Scan the records below for the line containing "Recreate this image" and the line containing "load_stress = [20.0, 129.3]". Copy both, plus every line between, exactly.

LISTING:
◆ ◆ ◆ ◆ ◆ ◆ ◆
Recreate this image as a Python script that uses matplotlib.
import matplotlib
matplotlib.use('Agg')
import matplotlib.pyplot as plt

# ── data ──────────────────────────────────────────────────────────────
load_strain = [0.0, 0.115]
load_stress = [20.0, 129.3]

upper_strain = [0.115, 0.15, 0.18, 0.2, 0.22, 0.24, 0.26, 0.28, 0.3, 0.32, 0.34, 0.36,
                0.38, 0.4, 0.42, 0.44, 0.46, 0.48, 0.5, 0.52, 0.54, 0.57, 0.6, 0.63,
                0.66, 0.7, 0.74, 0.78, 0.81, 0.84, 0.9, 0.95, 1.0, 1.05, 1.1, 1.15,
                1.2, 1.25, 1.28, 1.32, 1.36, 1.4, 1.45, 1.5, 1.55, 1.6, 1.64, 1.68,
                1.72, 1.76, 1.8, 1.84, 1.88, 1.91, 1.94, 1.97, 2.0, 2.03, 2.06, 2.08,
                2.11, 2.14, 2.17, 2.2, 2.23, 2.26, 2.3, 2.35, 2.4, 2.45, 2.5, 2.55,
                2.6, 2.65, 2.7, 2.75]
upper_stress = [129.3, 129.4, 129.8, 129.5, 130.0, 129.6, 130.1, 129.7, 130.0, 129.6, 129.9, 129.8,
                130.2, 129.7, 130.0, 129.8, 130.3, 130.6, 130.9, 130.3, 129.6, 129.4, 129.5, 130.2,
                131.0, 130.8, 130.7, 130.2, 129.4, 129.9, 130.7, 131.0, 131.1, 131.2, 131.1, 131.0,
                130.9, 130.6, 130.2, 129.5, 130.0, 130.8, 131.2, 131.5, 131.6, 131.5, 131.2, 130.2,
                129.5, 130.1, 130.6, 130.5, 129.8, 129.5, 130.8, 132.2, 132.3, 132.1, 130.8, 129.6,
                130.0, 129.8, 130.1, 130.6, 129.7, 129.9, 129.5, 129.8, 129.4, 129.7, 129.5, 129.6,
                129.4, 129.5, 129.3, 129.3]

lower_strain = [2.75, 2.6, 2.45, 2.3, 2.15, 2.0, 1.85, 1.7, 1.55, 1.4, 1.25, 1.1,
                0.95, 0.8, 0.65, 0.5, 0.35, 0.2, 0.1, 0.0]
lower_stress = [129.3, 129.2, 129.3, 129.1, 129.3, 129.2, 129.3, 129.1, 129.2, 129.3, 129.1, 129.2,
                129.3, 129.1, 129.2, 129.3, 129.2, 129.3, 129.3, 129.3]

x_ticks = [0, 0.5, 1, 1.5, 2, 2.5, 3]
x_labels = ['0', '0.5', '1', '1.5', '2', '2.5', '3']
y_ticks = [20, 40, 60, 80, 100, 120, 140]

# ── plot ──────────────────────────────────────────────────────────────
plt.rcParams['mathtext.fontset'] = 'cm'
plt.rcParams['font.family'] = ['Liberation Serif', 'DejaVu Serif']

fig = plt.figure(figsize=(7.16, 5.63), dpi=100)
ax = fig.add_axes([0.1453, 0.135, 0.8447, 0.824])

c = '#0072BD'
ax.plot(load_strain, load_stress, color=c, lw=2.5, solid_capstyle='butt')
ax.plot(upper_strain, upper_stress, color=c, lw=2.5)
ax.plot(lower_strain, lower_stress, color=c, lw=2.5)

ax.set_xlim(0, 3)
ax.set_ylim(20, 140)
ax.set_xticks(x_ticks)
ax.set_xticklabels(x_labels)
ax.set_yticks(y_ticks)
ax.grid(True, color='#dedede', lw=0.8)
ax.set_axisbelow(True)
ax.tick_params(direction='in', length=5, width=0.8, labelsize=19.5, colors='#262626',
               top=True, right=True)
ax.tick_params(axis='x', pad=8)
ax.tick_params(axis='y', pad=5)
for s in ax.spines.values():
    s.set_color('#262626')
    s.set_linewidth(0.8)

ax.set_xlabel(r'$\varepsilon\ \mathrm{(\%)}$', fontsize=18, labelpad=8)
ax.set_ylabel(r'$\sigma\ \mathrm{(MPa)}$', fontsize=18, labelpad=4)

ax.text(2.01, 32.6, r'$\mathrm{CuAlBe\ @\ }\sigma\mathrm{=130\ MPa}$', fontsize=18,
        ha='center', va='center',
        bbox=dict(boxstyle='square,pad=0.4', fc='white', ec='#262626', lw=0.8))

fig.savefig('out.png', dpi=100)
◆ ◆ ◆ ◆ ◆ ◆ ◆
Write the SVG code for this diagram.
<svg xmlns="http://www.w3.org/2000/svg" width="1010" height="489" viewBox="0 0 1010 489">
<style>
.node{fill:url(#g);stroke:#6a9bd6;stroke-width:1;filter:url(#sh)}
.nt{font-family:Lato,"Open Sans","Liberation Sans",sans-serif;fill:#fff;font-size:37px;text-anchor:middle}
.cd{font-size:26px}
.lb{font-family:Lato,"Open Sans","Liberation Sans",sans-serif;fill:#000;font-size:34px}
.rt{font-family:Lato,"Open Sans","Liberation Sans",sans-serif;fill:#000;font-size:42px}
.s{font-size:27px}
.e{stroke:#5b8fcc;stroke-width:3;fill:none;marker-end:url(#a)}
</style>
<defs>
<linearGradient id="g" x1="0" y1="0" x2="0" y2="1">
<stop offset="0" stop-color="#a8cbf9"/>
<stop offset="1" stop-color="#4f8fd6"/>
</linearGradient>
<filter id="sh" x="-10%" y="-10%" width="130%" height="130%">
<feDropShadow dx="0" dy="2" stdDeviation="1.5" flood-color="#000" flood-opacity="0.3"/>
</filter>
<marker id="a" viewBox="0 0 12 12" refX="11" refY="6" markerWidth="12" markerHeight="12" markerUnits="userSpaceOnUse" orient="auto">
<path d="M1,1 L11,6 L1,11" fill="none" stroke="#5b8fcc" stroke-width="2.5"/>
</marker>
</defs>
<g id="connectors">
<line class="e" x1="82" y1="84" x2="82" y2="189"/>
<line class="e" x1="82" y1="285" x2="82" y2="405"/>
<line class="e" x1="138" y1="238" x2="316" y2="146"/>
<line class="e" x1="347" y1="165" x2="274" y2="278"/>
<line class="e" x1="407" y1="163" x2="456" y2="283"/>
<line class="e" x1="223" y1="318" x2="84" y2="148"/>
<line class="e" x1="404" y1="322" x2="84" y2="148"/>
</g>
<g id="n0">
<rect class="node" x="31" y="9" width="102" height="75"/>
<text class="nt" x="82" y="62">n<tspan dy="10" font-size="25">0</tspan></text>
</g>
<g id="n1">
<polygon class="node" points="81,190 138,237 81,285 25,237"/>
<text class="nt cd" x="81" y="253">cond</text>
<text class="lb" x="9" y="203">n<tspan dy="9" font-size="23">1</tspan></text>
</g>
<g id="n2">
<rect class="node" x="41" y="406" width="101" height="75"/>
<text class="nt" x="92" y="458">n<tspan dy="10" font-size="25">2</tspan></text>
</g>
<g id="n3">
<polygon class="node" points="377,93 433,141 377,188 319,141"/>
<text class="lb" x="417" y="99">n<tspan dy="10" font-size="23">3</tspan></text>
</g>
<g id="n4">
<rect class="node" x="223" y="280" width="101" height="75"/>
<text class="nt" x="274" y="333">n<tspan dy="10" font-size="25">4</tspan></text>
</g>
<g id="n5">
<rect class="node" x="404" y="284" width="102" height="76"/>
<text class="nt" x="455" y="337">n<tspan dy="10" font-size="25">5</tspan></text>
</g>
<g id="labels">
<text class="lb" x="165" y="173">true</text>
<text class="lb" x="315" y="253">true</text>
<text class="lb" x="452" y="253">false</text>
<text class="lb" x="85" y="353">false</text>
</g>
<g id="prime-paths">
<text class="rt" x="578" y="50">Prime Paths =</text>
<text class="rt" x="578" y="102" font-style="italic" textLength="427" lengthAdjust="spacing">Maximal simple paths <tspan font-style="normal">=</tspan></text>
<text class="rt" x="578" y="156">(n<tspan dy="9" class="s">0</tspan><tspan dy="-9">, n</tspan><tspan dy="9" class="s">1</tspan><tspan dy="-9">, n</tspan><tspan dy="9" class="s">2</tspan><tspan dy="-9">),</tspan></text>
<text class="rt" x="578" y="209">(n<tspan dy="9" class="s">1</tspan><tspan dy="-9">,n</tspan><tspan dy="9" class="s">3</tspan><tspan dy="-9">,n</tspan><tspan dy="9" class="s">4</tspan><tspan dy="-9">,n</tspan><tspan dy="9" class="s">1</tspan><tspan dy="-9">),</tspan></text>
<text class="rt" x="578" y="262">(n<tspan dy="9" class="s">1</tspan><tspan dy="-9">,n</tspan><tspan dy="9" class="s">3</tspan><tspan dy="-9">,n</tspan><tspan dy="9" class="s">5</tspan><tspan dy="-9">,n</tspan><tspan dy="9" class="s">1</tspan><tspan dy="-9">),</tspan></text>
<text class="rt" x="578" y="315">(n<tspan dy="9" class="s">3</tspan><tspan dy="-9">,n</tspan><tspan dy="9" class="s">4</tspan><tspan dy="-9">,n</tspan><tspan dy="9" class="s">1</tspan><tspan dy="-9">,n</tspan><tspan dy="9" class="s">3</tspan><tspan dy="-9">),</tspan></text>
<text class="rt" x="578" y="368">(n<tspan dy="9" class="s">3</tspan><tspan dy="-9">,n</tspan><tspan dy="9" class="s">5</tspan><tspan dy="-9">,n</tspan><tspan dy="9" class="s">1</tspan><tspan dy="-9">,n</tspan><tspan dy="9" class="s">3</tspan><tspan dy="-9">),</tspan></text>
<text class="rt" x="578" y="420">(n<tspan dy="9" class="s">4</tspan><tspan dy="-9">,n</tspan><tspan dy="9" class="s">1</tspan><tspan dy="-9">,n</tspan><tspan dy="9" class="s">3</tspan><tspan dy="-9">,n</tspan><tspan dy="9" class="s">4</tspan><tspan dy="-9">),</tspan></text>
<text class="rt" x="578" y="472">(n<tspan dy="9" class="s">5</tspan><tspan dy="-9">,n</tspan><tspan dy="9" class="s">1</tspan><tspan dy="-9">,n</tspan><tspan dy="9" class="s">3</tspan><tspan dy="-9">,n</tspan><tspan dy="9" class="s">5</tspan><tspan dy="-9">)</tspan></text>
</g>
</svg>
◆ ◆ ◆ ◆ ◆ ◆ ◆
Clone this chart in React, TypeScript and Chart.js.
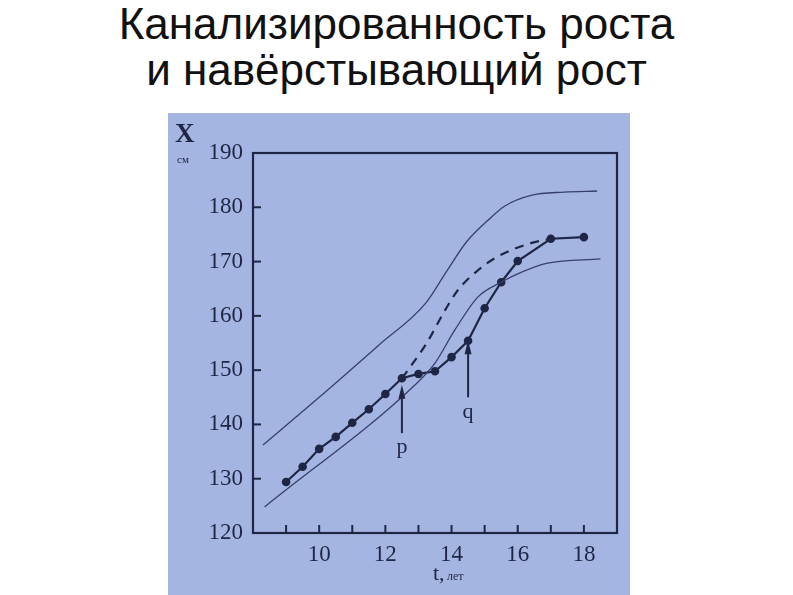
◆ ◆ ◆ ◆ ◆ ◆ ◆
TASK ANSWER:
Recreate this image as a Python script that uses matplotlib.
import matplotlib
matplotlib.use('Agg')
import matplotlib.pyplot as plt

# ── data ──────────────────────────────────────────────────────────────
load_strain = [0.0, 0.115]
load_stress = [20.0, 129.3]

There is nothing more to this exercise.